* GIVEN INSTRUCTION
Return all of the data exactly as written, without the pictures.
========================
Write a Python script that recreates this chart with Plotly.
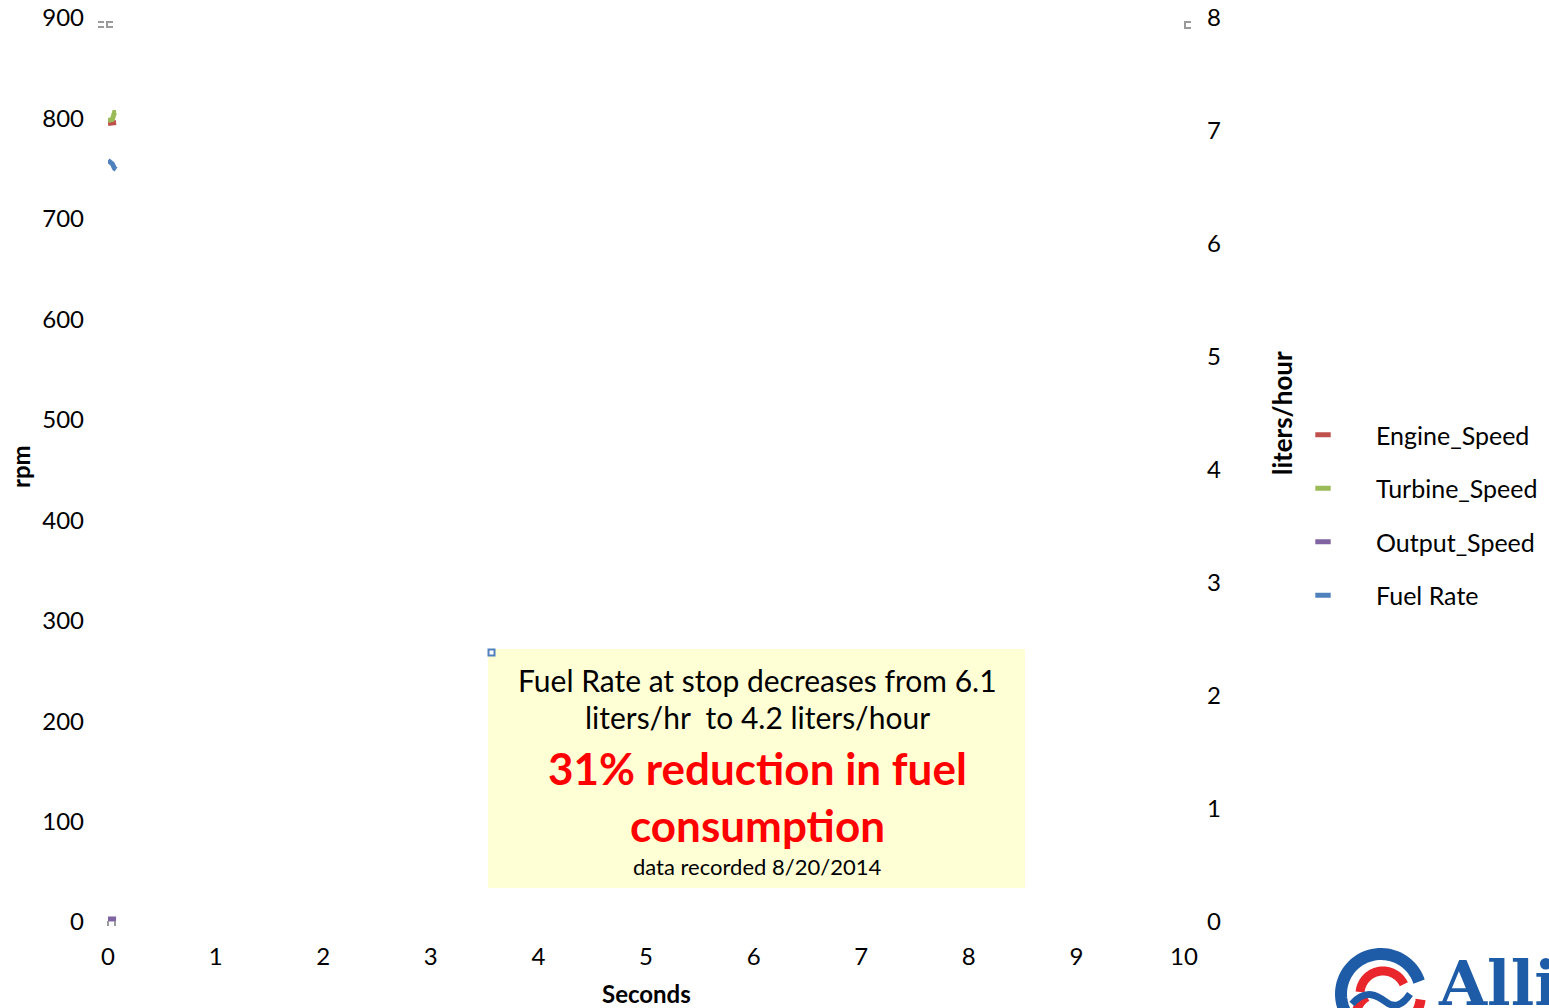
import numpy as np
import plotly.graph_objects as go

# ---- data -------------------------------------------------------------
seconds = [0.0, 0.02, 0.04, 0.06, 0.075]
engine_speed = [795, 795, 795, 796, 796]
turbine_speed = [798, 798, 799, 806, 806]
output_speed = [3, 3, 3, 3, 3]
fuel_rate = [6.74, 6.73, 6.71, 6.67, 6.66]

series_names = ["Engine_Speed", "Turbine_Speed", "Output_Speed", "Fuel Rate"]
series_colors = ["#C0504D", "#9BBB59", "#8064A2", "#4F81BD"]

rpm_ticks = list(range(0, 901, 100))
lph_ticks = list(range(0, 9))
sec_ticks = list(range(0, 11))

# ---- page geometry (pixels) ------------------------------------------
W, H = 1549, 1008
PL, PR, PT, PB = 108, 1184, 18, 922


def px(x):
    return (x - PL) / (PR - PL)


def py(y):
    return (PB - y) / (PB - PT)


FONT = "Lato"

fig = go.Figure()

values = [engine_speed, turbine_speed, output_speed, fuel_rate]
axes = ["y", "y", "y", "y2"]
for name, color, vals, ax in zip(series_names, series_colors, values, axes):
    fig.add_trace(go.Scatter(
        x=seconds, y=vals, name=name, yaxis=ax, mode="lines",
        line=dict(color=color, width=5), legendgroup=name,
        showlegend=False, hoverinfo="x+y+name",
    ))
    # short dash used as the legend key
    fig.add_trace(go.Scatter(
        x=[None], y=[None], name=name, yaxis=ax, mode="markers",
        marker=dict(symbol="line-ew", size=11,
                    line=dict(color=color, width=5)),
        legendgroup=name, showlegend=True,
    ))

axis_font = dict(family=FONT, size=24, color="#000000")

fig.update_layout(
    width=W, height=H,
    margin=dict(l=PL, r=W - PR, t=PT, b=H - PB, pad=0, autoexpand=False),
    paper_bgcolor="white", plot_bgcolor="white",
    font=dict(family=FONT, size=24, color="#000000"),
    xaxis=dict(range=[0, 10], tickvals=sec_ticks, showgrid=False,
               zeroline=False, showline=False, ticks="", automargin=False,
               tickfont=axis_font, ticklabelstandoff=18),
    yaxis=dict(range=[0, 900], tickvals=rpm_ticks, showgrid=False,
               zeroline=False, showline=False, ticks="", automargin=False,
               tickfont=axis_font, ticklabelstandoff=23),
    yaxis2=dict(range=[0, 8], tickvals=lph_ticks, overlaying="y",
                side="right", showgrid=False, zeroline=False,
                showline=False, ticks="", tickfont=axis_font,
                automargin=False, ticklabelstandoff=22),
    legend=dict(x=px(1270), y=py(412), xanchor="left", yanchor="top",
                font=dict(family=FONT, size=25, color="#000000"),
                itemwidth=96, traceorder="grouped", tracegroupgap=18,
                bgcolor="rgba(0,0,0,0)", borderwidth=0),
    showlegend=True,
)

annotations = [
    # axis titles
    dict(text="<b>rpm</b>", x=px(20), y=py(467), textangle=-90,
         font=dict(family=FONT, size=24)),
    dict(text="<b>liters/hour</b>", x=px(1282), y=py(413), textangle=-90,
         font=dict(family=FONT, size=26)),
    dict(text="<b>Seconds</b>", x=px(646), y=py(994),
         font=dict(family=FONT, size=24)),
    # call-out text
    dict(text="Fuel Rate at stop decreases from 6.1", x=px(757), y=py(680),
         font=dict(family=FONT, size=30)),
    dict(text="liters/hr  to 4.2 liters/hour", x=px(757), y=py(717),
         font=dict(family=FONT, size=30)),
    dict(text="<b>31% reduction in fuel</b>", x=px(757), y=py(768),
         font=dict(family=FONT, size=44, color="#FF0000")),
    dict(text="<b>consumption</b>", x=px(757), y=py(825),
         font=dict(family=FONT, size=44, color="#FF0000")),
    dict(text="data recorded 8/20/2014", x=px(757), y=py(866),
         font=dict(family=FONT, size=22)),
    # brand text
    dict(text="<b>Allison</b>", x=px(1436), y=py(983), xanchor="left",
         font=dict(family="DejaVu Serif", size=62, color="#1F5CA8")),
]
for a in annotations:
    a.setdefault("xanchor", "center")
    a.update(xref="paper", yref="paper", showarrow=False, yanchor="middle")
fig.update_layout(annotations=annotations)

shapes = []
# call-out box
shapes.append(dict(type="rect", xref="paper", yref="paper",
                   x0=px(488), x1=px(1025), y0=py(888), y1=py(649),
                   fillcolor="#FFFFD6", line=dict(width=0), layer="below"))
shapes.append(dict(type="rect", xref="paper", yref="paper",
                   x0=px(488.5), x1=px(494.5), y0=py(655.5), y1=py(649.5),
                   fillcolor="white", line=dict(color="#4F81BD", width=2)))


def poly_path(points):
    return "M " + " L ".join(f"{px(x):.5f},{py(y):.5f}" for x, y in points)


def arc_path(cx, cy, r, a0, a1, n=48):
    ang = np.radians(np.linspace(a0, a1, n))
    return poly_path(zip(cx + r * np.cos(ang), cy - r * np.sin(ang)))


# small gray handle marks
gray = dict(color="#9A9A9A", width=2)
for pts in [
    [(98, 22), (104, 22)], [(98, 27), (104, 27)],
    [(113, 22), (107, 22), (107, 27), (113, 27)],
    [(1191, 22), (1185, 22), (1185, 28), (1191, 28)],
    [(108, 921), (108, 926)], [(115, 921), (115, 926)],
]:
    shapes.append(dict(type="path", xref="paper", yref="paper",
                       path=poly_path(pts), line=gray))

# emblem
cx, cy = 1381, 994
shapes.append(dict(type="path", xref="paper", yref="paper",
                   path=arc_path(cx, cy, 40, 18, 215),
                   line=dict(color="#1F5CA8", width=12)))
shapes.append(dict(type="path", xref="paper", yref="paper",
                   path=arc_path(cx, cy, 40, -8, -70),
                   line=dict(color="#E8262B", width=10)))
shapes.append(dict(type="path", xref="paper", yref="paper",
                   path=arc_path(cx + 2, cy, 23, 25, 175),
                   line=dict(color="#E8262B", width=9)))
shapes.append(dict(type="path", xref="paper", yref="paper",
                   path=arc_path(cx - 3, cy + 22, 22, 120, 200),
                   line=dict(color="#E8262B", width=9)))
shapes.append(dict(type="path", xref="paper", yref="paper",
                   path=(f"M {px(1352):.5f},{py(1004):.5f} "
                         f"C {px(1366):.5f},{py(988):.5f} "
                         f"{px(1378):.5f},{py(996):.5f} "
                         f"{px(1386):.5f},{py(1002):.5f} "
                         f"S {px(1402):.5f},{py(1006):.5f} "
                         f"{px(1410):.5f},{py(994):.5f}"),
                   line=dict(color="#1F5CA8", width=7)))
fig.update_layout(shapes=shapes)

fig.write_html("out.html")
========================
* ANSWER TO THIS PROBLEM
Write a Python script that recreates this chart with Plotly.
import numpy as np
import plotly.graph_objects as go

# ---- data -------------------------------------------------------------
seconds = [0.0, 0.02, 0.04, 0.06, 0.075]
engine_speed = [795, 795, 795, 796, 796]
turbine_speed = [798, 798, 799, 806, 806]
output_speed = [3, 3, 3, 3, 3]
fuel_rate = [6.74, 6.73, 6.71, 6.67, 6.66]

series_names = ["Engine_Speed", "Turbine_Speed", "Output_Speed", "Fuel Rate"]
series_colors = ["#C0504D", "#9BBB59", "#8064A2", "#4F81BD"]

rpm_ticks = list(range(0, 901, 100))
lph_ticks = list(range(0, 9))
sec_ticks = list(range(0, 11))

# ---- page geometry (pixels) ------------------------------------------
W, H = 1549, 1008
PL, PR, PT, PB = 108, 1184, 18, 922


def px(x):
    return (x - PL) / (PR - PL)


def py(y):
    return (PB - y) / (PB - PT)


FONT = "Lato"

fig = go.Figure()

values = [engine_speed, turbine_speed, output_speed, fuel_rate]
axes = ["y", "y", "y", "y2"]
for name, color, vals, ax in zip(series_names, series_colors, values, axes):
    fig.add_trace(go.Scatter(
        x=seconds, y=vals, name=name, yaxis=ax, mode="lines",
        line=dict(color=color, width=5), legendgroup=name,
        showlegend=False, hoverinfo="x+y+name",
    ))
    # short dash used as the legend key
    fig.add_trace(go.Scatter(
        x=[None], y=[None], name=name, yaxis=ax, mode="markers",
        marker=dict(symbol="line-ew", size=11,
                    line=dict(color=color, width=5)),
        legendgroup=name, showlegend=True,
    ))

axis_font = dict(family=FONT, size=24, color="#000000")

fig.update_layout(
    width=W, height=H,
    margin=dict(l=PL, r=W - PR, t=PT, b=H - PB, pad=0, autoexpand=False),
    paper_bgcolor="white", plot_bgcolor="white",
    font=dict(family=FONT, size=24, color="#000000"),
    xaxis=dict(range=[0, 10], tickvals=sec_ticks, showgrid=False,
               zeroline=False, showline=False, ticks="", automargin=False,
               tickfont=axis_font, ticklabelstandoff=18),
    yaxis=dict(range=[0, 900], tickvals=rpm_ticks, showgrid=False,
               zeroline=False, showline=False, ticks="", automargin=False,
               tickfont=axis_font, ticklabelstandoff=23),
    yaxis2=dict(range=[0, 8], tickvals=lph_ticks, overlaying="y",
                side="right", showgrid=False, zeroline=False,
                showline=False, ticks="", tickfont=axis_font,
                automargin=False, ticklabelstandoff=22),
    legend=dict(x=px(1270), y=py(412), xanchor="left", yanchor="top",
                font=dict(family=FONT, size=25, color="#000000"),
                itemwidth=96, traceorder="grouped", tracegroupgap=18,
                bgcolor="rgba(0,0,0,0)", borderwidth=0),
    showlegend=True,
)

annotations = [
    # axis titles
    dict(text="<b>rpm</b>", x=px(20), y=py(467), textangle=-90,
         font=dict(family=FONT, size=24)),
    dict(text="<b>liters/hour</b>", x=px(1282), y=py(413), textangle=-90,
         font=dict(family=FONT, size=26)),
    dict(text="<b>Seconds</b>", x=px(646), y=py(994),
         font=dict(family=FONT, size=24)),
    # call-out text
    dict(text="Fuel Rate at stop decreases from 6.1", x=px(757), y=py(680),
         font=dict(family=FONT, size=30)),
    dict(text="liters/hr  to 4.2 liters/hour", x=px(757), y=py(717),
         font=dict(family=FONT, size=30)),
    dict(text="<b>31% reduction in fuel</b>", x=px(757), y=py(768),
         font=dict(family=FONT, size=44, color="#FF0000")),
    dict(text="<b>consumption</b>", x=px(757), y=py(825),
         font=dict(family=FONT, size=44, color="#FF0000")),
    dict(text="data recorded 8/20/2014", x=px(757), y=py(866),
         font=dict(family=FONT, size=22)),
    # brand text
    dict(text="<b>Allison</b>", x=px(1436), y=py(983), xanchor="left",
         font=dict(family="DejaVu Serif", size=62, color="#1F5CA8")),
]
for a in annotations:
    a.setdefault("xanchor", "center")
    a.update(xref="paper", yref="paper", showarrow=False, yanchor="middle")
fig.update_layout(annotations=annotations)

shapes = []
# call-out box
shapes.append(dict(type="rect", xref="paper", yref="paper",
                   x0=px(488), x1=px(1025), y0=py(888), y1=py(649),
                   fillcolor="#FFFFD6", line=dict(width=0), layer="below"))
shapes.append(dict(type="rect", xref="paper", yref="paper",
                   x0=px(488.5), x1=px(494.5), y0=py(655.5), y1=py(649.5),
                   fillcolor="white", line=dict(color="#4F81BD", width=2)))


def poly_path(points):
    return "M " + " L ".join(f"{px(x):.5f},{py(y):.5f}" for x, y in points)


def arc_path(cx, cy, r, a0, a1, n=48):
    ang = np.radians(np.linspace(a0, a1, n))
    return poly_path(zip(cx + r * np.cos(ang), cy - r * np.sin(ang)))


# small gray handle marks
gray = dict(color="#9A9A9A", width=2)
for pts in [
    [(98, 22), (104, 22)], [(98, 27), (104, 27)],
    [(113, 22), (107, 22), (107, 27), (113, 27)],
    [(1191, 22), (1185, 22), (1185, 28), (1191, 28)],
    [(108, 921), (108, 926)], [(115, 921), (115, 926)],
]:
    shapes.append(dict(type="path", xref="paper", yref="paper",
                       path=poly_path(pts), line=gray))

# emblem
cx, cy = 1381, 994
shapes.append(dict(type="path", xref="paper", yref="paper",
                   path=arc_path(cx, cy, 40, 18, 215),
                   line=dict(color="#1F5CA8", width=12)))
shapes.append(dict(type="path", xref="paper", yref="paper",
                   path=arc_path(cx, cy, 40, -8, -70),
                   line=dict(color="#E8262B", width=10)))
shapes.append(dict(type="path", xref="paper", yref="paper",
                   path=arc_path(cx + 2, cy, 23, 25, 175),
                   line=dict(color="#E8262B", width=9)))
shapes.append(dict(type="path", xref="paper", yref="paper",
                   path=arc_path(cx - 3, cy + 22, 22, 120, 200),
                   line=dict(color="#E8262B", width=9)))
shapes.append(dict(type="path", xref="paper", yref="paper",
                   path=(f"M {px(1352):.5f},{py(1004):.5f} "
                         f"C {px(1366):.5f},{py(988):.5f} "
                         f"{px(1378):.5f},{py(996):.5f} "
                         f"{px(1386):.5f},{py(1002):.5f} "
                         f"S {px(1402):.5f},{py(1006):.5f} "
                         f"{px(1410):.5f},{py(994):.5f}"),
                   line=dict(color="#1F5CA8", width=7)))
fig.update_layout(shapes=shapes)

fig.write_html("out.html")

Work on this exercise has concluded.